5.1 It is further submitted that as per Rule 9(5) of Cenvat Credit Rules, 2004 burden of proof regarding the admissibility of Cenvat credit shall lie upon the manufacturer or provider of output service taking such credit, but the appellant has failed to discharge the burden. Despite so many opportunities given, they have failed to provide the proof regarding the admissibility of the Cenvat credit availed by them on the input services in question. While relying upon the decision of this Tribunal in the case of M/s. Power Finance Corporation Ltd. Vs. Commissioner of Central Excise & Service Tax, LTU, New Delhi in Service Tax Appeal No. 50753 of 2017 vide Final Order No. 50502/2022 dated 09.06.2022, the present appeal is prayed to be dismissed.

6. Having heard the rival contentions, perusing the records and cases relied upon by both the parties, it is observed that at the first round of litigation this Tribunal in Final Order No. 50247/2020 dated 29.01.2020 has recorded the appellant’s submission about having sufficient proof to show that the Cenvat credit of service tax paid on insurance cover has been taken for such services as were meant for appellant’s own factories and that the appellant is in position to segregate such amount. With respect to service tax paid on air travel undertaken by the employees, the Tribunal while relying upon the decision in the case of M/s. The Ramco Cements Ltd. reported at 2018 (10) TMT 896 has observed that in case the travel is undertaken for the business of the assessee, the service tax paid is cenvetable. Similar are the observations with respect of Professional fee/Consultancy fee.

7. While complying the directions of the said remand order some part of Professional fee/Consultancy fee has been dropped but rest of the demand has been confirmed for want of any evidence. Hedging consultants are hired by the appellant and service fee is paid to them on which service tax is levied. The appellant has availed Cenvat credit of such service tax paid. I observe that the appellant imports certain material for its business purposes and export final products, as a result appellant has to pay through foreign exchange/currency. There are frequent variations in the currency rates when compared to Indian currency.

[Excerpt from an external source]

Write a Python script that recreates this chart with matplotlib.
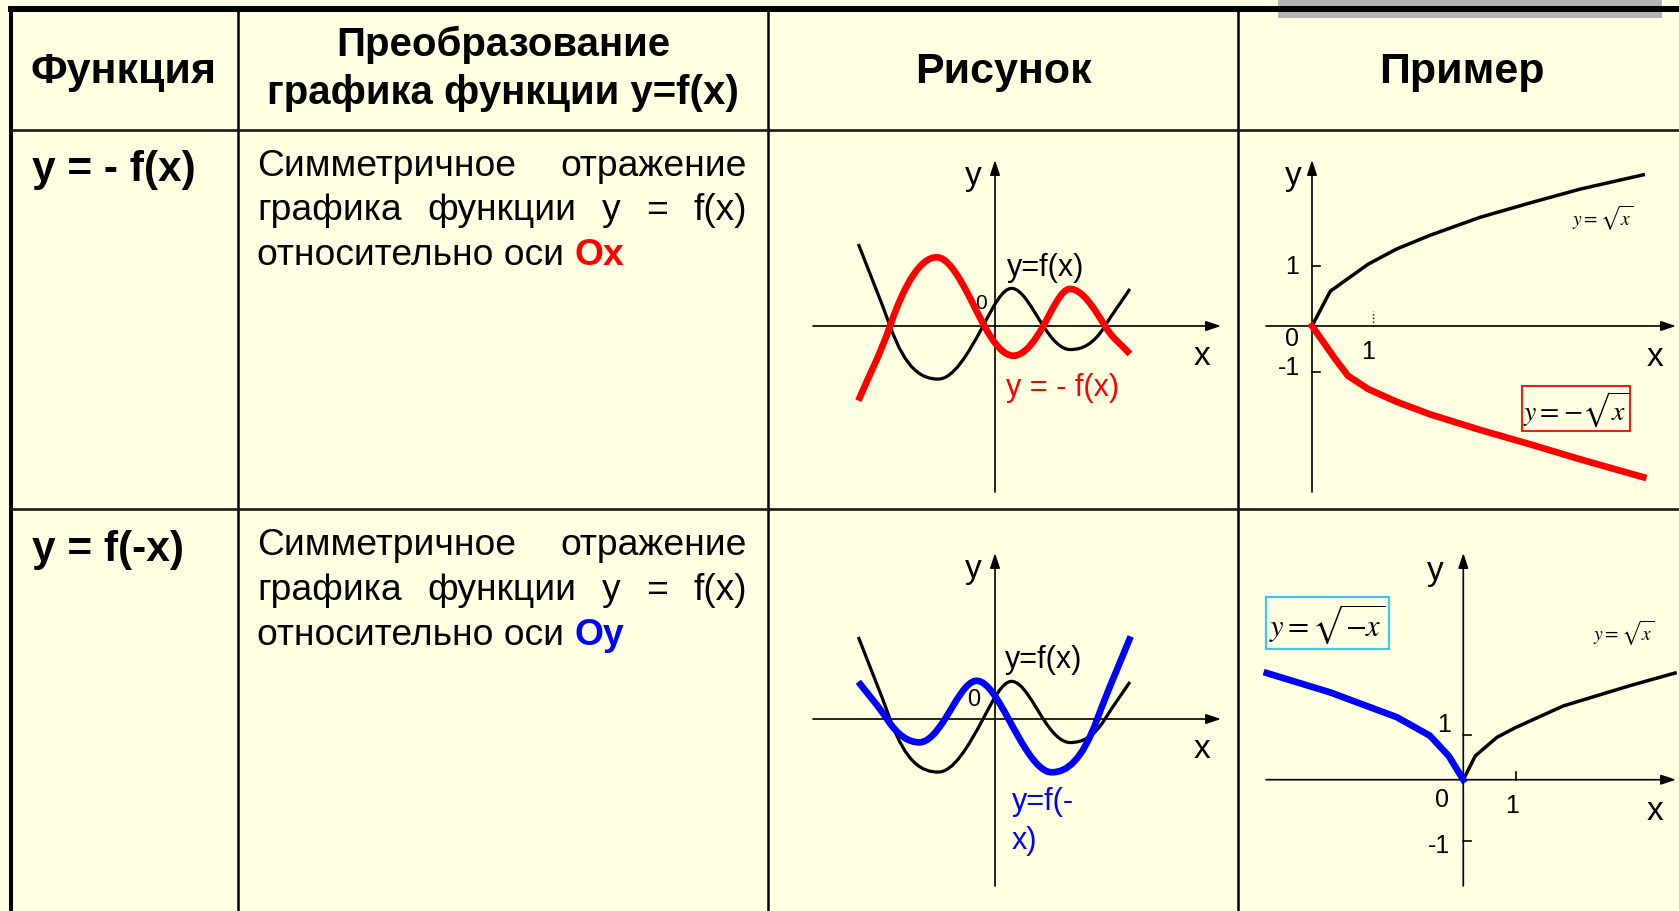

The said variation may lead to losses if the foreign exchange is not dealt properly. Therefore, to escape from these losses, the method of hedging is chosen. Thus the aforesaid activity is indirectly related to manufacturing business of appellant and thus is eligible for input service in terms of Rule 2(1) of Cenvat Credit Rules, 2004. I draw my support from the decision of Bannari Amman Spinning Mills Ltd. Vs. Commr. of C. Ex. & S.T., Madurai reported as 2016 (46) STR 871 (Tri.-Chennai)

8. Coming to the demand/reversal with respect to the service tax paid for insurance services,I observe that it is appellant’s contention that the insurance was in respect of types of raw materials, finished and semi finished goods and stores used in the Ball Bearing Industry. Thus apparently the services of insurance were taken in relation to the manufacture of final product, though indirectly related. I further observe that the Cenvat credit on the service tax paid for such insurance service is denied for the only reason that the policies cover risk of the assessee sister concern of appellant also. It has been clear submission of the appellant that Cenvat credit is taken with respect to such insurance policies only which were taken at the time the factory premises of the sister concern were in progress and the service tax of those policies was not paid by those sister concern but was paid by the appellant themselves. There is no evidence produced by the department to falsify the said submissions.

9. This aspect has already been dealt by this Tribunal in appellant’s own case in Appeal No. E/55585/2023 decided on 20.12.2024 vide Final Order No.59913/2024 dated 20.12.2024 wherein the invoices were issued at the different addresses than the manufacturer’s premises but the manufacturer had availed the Cenvat credit. It was held that the invoices had inadvertently mentioned the other address. Simultaneously, it was mentioned that the payment was made by the main manufacturer which is the fact for the present proceedings. Otherwise also, in terms of provisions of Rule 3 of the Cenvat Credit Rules, 2004, Cenvat credit is admissible on duty/service tax ‘paid’ and not ‘payable’. Since the appellant had paid the service tax to the service provider while receiving the services used indirectly in manufacture of their own final product, the Cenvat credit is held to have been rightly denied. I draw my support for the decision of this Tribunal in the case of Chandi Steel Industries Ltd. Vs. Commr. of CGST & C.Ex. reported as 2021 (54) GSTL 34 (Tri.-Kolkata). Thus it is held that the Cenvat credit of Insurance Services which have been taken towards insurance of safety/performance of capital goods, the service tax paid for obtaining these insurance policies which have been used in the business of appellant is eligible for availment of Cenvat credit. I draw my support from the decision of this Tribunal in the case of RMZ Infotech Pvt. Ltd. Vs. Commr. of Central Tax, Bengalure East, 2022 (64) GSTL 599 (Tri.-Bang.).

10. As regards Cenvat credit of Rs.35,862/- related to tour and travel, there is no denial to the submission of the appellant about having huge employee base. For the growth of such employees, a Human Resource company is engaged who take the employees of appellant for training with respect to communication skills and new idea generation. The Human Resource agency charges a fee from appellant which is paid along with the service tax component. Therefore, service charges paid to such Human Resource agency are also held to be indirectly related to manufacture of final products because productivity of employees increases post the training sessions.

11. As a result of above discussion, the order under challenge denying Cenvat credit is hereby set aside. Consequently, the appeal stands allowed.